As of the beginning of 2010, there were 1,038 active independent research firms in our ResearchSelect database, along with 238 investment banks that provide investment research, and 49 paid-for research firms. A mind boggling number, especially for someone who thought in pre-Spitzer days that the total universe of independents could not top 150 firms.
|Type||Number||% of Total|
The most common type of research is fundamental research, which typically provides valuations, earnings estimates and buy/sell recommendations. Fundamental research encompasses the bulk of the research provided by investment banks, which have been cutting back on other research offerings such as economic and technical research. When you include independent research firms, however, fundamental research firms are most populated category, but not the majority. Fundamental research firms represent 41% of the universe of active firms (excluding the private and in-progress firms.)
Specialized research, which is our term for research firms not otherwise classified, such as forensic research, insider analysis, merger/risk arbitrage analysis, is the next largest category, representing about one quarter of the firms in our database. The largest segment within specialized research are the industry consulting firms, which provide detailed analysis of companies and industries, but, since they are typically serving corporate customers, focus on product line forecasting and industry trends rather than the valuations and buy/sell recommendations of classic fundamental research. Nevertheless, these firms are of increasing interest to buy side analysts, which is why our coverage has been growing.
The next largest category within specialized research is ESG research (environmental, social and governance), despite recent consolidation in the space.
Primary research is the next largest category, measured by numbers of firms. Over half the firms are survey firms which provide assistance in conducting user surveys. Expert networks have also been growing, now totaling 38 firms, based on our latest report.
The number of economic research firms is nearly as large as the number of primary research firms, also representing 12% of our database. The size of the this segment is partly the result of cutbacks in economic research offerings by investment banks, as economists and investment strategists form their own firms or join other independent firms. We’ve also seen growth in the number of firms offering governmental and policy analysis, as Washington’s influence on the investment landscape has grown.
Quantitative research is a difficult category because quantitatively oriented asset managers have their own proprietary models, and are not typically interested in the models of others. This tends to keep the numbers of quant research firms low.

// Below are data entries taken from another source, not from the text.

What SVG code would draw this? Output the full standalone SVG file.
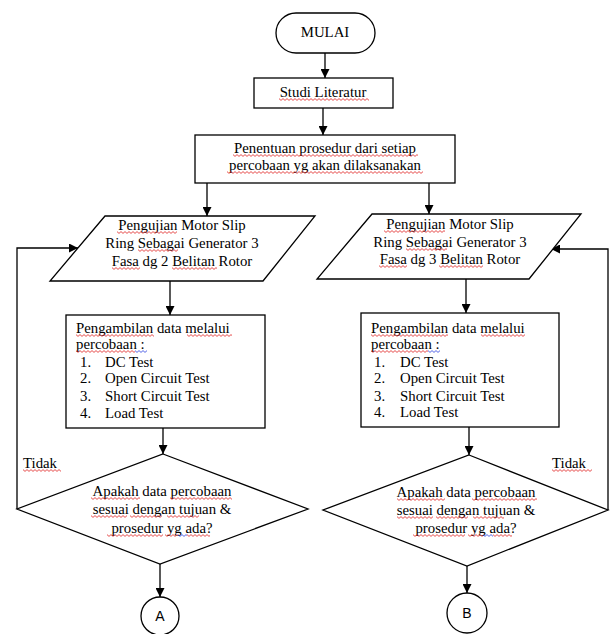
<svg xmlns="http://www.w3.org/2000/svg" width="612" height="634" viewBox="0 0 612 634">
<defs>
<style>
.s{fill:#fff;stroke:#000;stroke-width:1.3}
.t{font-family:"Liberation Serif","Times New Roman",serif;font-size:14.8px;fill:#000}
.c{text-anchor:middle}
.l{fill:none;stroke:#000;stroke-width:1.3}
.cl{font-family:"Liberation Sans",Arial,sans-serif;font-size:14px;fill:#000;text-anchor:middle}
.w{fill:url(#wv)}
.b{fill:url(#wb)}
</style>
<marker id="ah" viewBox="0 0 10 10" refX="10" refY="5" markerWidth="9" markerHeight="9" markerUnits="userSpaceOnUse" orient="auto">
<path d="M0,0 L10,5 L0,10 Z" fill="#000"/>
</marker>
<pattern id="wv" patternUnits="userSpaceOnUse" width="4" height="3">
<path d="M0,0.6 L2,2.4 L4,0.6" fill="none" stroke="#e0201e" stroke-width="0.8"/>
</pattern>
<pattern id="wb" patternUnits="userSpaceOnUse" width="4" height="3">
<path d="M0,0.6 L2,2.4 L4,0.6" fill="none" stroke="#2a3fe0" stroke-width="0.8"/>
</pattern>
</defs>
<rect width="612" height="634" fill="#fff"/>
<g id="connectors">
<path class="l" d="M325,53 V78" marker-end="url(#ah)"/>
<path class="l" d="M323,108 V135" marker-end="url(#ah)"/>
<path class="l" d="M207,183 V216" marker-end="url(#ah)"/>
<path class="l" d="M429,183 V214" marker-end="url(#ah)"/>
<path class="l" d="M170,281 V315" marker-end="url(#ah)"/>
<path class="l" d="M466,279 V313" marker-end="url(#ah)"/>
<path class="l" d="M163,428 V454" marker-end="url(#ah)"/>
<path class="l" d="M469,427 V455" marker-end="url(#ah)"/>
<path class="l" d="M160,564 V597" marker-end="url(#ah)"/>
<path class="l" d="M467,566 V593" marker-end="url(#ah)"/>
<path class="l" d="M17,509 V248 H78" marker-end="url(#ah)"/>
<path class="l" d="M608,510 V249 H551" marker-end="url(#ah)"/>
</g>
<g id="mulai">
<rect class="s" x="276" y="13" width="99" height="40" rx="20"/>
<text class="t c" x="325" y="37">MULAI</text>
</g>
<g id="studi">
<rect class="s" x="254" y="78" width="139" height="30"/>
<text class="t c" x="323" y="97">Studi Literatur</text>
</g>
<g id="penentuan">
<rect class="s" x="195" y="135" width="260" height="48"/>
<text class="t c" x="325" y="153">Penentuan prosedur dari setiap</text>
<text class="t c" x="325" y="170">percobaan yg akan dilaksanakan</text>
</g>
<g id="uji2">
<polygon class="s" points="105,216 315,216 263,281 50,281"/>
<text class="t c" x="182" y="230">Pengujian Motor Slip</text>
<text class="t c" x="182" y="248">Ring Sebagai Generator 3</text>
<text class="t c" x="182" y="266">Fasa dg 2 Belitan Rotor</text>
</g>
<g id="uji3">
<polygon class="s" points="372,214 581,214 529,279 317,279"/>
<text class="t c" x="450" y="229">Pengujian Motor Slip</text>
<text class="t c" x="450" y="247">Ring Sebagai Generator 3</text>
<text class="t c" x="450" y="264">Fasa dg 3 Belitan Rotor</text>
</g>
<g id="data2">
<rect class="s" x="66" y="315" width="199" height="113"/>
<text class="t" x="76" y="333">Pengambilan data melalui</text>
<text class="t" x="76" y="349">percobaan :</text>
<text class="t" x="80" y="367">1.</text><text class="t" x="105" y="367">DC Test</text>
<text class="t" x="80" y="383">2.</text><text class="t" x="105" y="383">Open Circuit Test</text>
<text class="t" x="80" y="401">3.</text><text class="t" x="105" y="401">Short Circuit Test</text>
<text class="t" x="80" y="418">4.</text><text class="t" x="105" y="418">Load Test</text>
</g>
<g id="data3">
<rect class="s" x="361" y="313" width="198" height="114"/>
<text class="t" x="371" y="333">Pengambilan data melalui</text>
<text class="t" x="371" y="349">percobaan :</text>
<text class="t" x="374" y="367">1.</text><text class="t" x="400" y="367">DC Test</text>
<text class="t" x="374" y="383">2.</text><text class="t" x="400" y="383">Open Circuit Test</text>
<text class="t" x="374" y="401">3.</text><text class="t" x="400" y="401">Short Circuit Test</text>
<text class="t" x="374" y="417">4.</text><text class="t" x="400" y="417">Load Test</text>
</g>
<g id="cek2">
<polygon class="s" points="163,454 308,509 160,564 17,509"/>
<text class="t c" x="162" y="496">Apakah data percobaan</text>
<text class="t c" x="162" y="514">sesuai dengan tujuan &amp;</text>
<text class="t c" x="162" y="533">prosedur yg  ada?</text>
</g>
<g id="cek3">
<polygon class="s" points="469,455 608,510 467,566 323,510"/>
<text class="t c" x="466" y="497">Apakah data percobaan</text>
<text class="t c" x="466" y="515">sesuai dengan tujuan &amp;</text>
<text class="t c" x="466" y="533">prosedur yg  ada?</text>
</g>
<g id="labels">
<text class="t" x="23" y="468">Tidak</text>
<text class="t" x="552" y="468">Tidak</text>
</g>
<g id="conA">
<circle class="s" cx="160" cy="616" r="19"/>
<text class="cl" x="160" y="621">A</text>
</g>
<g id="conB">
<circle class="s" cx="467" cy="613" r="20"/>
<text class="cl" x="467" y="618">B</text>
</g>
<g id="spellmarks">
<rect class="w" transform="translate(279,98)" width="90" height="3"/>
<rect class="w" transform="translate(233,154)" width="185" height="3"/>
<rect class="w" transform="translate(227,171)" width="196" height="3"/>
<rect class="w" transform="translate(117,231)" width="60" height="3"/>
<rect class="w" transform="translate(138,249)" width="40" height="3"/>
<rect class="w" transform="translate(112,267)" width="28" height="3"/>
<rect class="w" transform="translate(172,267)" width="45" height="3"/>
<rect class="w" transform="translate(384,230)" width="61" height="3"/>
<rect class="w" transform="translate(406,248)" width="41" height="3"/>
<rect class="w" transform="translate(379,265)" width="28" height="3"/>
<rect class="w" transform="translate(439,265)" width="44" height="3"/>
<rect class="w" transform="translate(76,334)" width="78" height="3"/>
<rect class="w" transform="translate(187,334)" width="45" height="3"/>
<rect class="w" transform="translate(76,350)" width="59" height="3"/>
<rect class="b" transform="translate(135,350)" width="12" height="3"/>
<rect class="w" transform="translate(371,334)" width="77" height="3"/>
<rect class="w" transform="translate(481,334)" width="44" height="3"/>
<rect class="w" transform="translate(371,350)" width="57" height="3"/>
<rect class="b" transform="translate(428,350)" width="12" height="3"/>
<rect class="w" transform="translate(23,469)" width="38" height="3"/>
<rect class="w" transform="translate(552,469)" width="40" height="3"/>
<rect class="w" transform="translate(91,497)" width="49" height="3"/>
<rect class="w" transform="translate(170,497)" width="62" height="3"/>
<rect class="w" transform="translate(91,515)" width="36" height="3"/>
<rect class="w" transform="translate(130,515)" width="32" height="3"/>
<rect class="w" transform="translate(167,515)" width="32" height="3"/>
<rect class="w" transform="translate(107,534)" width="56" height="3"/>
<rect class="w" transform="translate(165,534)" width="13" height="3"/>
<rect class="b" transform="translate(178,534)" width="9" height="3"/>
<rect class="w" transform="translate(187,534)" width="23" height="3"/>
<rect class="w" transform="translate(397,498)" width="48" height="3"/>
<rect class="w" transform="translate(472,498)" width="65" height="3"/>
<rect class="w" transform="translate(397,516)" width="36" height="3"/>
<rect class="w" transform="translate(436,516)" width="32" height="3"/>
<rect class="w" transform="translate(473,516)" width="31" height="3"/>
<rect class="w" transform="translate(413,534)" width="52" height="3"/>
<rect class="w" transform="translate(468,534)" width="15" height="3"/>
<rect class="b" transform="translate(483,534)" width="10" height="3"/>
<rect class="w" transform="translate(493,534)" width="19" height="3"/>
</g>
</svg>
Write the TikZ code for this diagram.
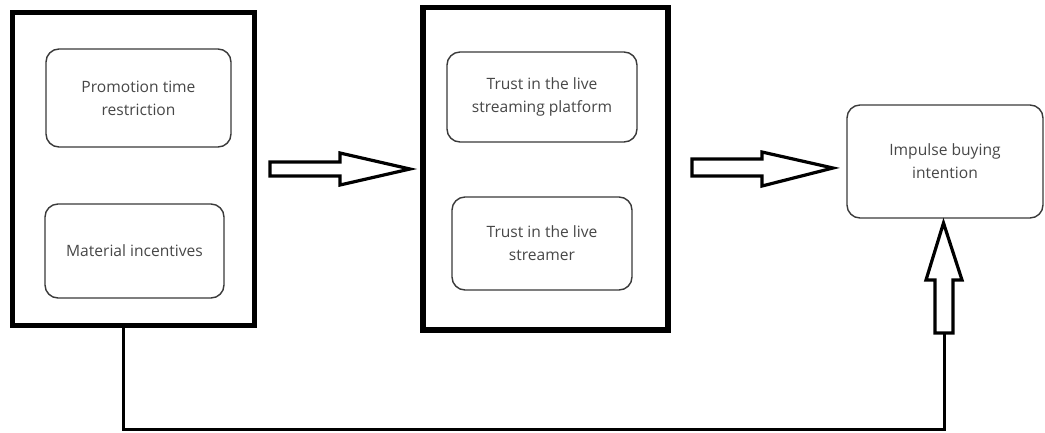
\documentclass[tikz,border=0pt]{standalone}
\usepackage{fontspec}
\setmainfont{Open Sans}
\usetikzlibrary{calc}
\definecolor{txt}{HTML}{474747}
\definecolor{edge}{HTML}{3A3A3A}
\tikzset{
  frame/.style={draw=black, line width=5.5pt, inner sep=0pt, fill=white},
  factor/.style={draw=edge, line width=1.4pt, rounded corners=13pt, inner sep=0pt,
    align=center, text=txt, font=\fontsize{15.6}{23}\selectfont},
  bigarrow/.style={draw=black, line width=3.2pt, line join=miter, fill=white},
  feedback/.style={draw=black, line width=3pt}
}
\begin{document}
\begin{tikzpicture}[x=1pt,y=-1pt]
\useasboundingbox (0,0) rectangle (1045,432);

% stage frames
\node[frame, minimum width=242pt, minimum height=313pt] (stim) at (133.5,169) {};
\node[frame, minimum width=245pt, minimum height=322.5pt] (org) at (545.5,168.75) {};

% stimulus factors
\node[factor, minimum width=185pt, minimum height=98pt] (promo) at (138.5,98)
  {Promotion time\\restriction};
\node[factor, minimum width=179pt, minimum height=94pt] (incent) at (134.5,251)
  {Material incentives};

% organism factors
\node[factor, minimum width=190pt, minimum height=90pt] (platform) at (542,97)
  {Trust in the live\\streaming platform};
\node[factor, minimum width=180pt, minimum height=93pt] (streamer) at (542,243.5)
  {Trust in the live\\streamer};

% response
\node[factor, minimum width=196pt, minimum height=113pt] (impulse) at (945,161.5)
  {Impulse buying\\intention};

% block arrows between the stages
\draw[bigarrow] (270,162) -- (340,162) -- (340,153) -- (410,169) -- (340,185)
  -- (340,176) -- (270,176) -- cycle;
\draw[bigarrow] (692,159) -- (762,159) -- (762,152) -- (833,168) -- (762,186)
  -- (762,176) -- (692,176) -- cycle;

% direct path from the stimulus frame to the response
\coordinate (upbase) at (944,333);
\draw[bigarrow] (935,333) -- (935,280) -- (926,280) -- (943.5,223) -- (962,280)
  -- (953,280) -- (953,333) -- cycle;
\draw[feedback] (stim.south -| 123.5,0) -- (123.5,429) -- (upbase |- 0,429) -- (upbase);
\end{tikzpicture}
\end{document}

Despite a resurgence of interest in technical analysis over the last year, as many asset managers were trading the markets during the periods of greatest turmoil, the number of technical research firms has not burgeoned.
The biggest driver of growth for independent research has been the hedge funds, which increasingly seek non-traditional, non-consensus sources of research. The hedge fund industry survived the financial crisis and is coming back strong. We expect that the number of research firms to continue to flourish in the coming years.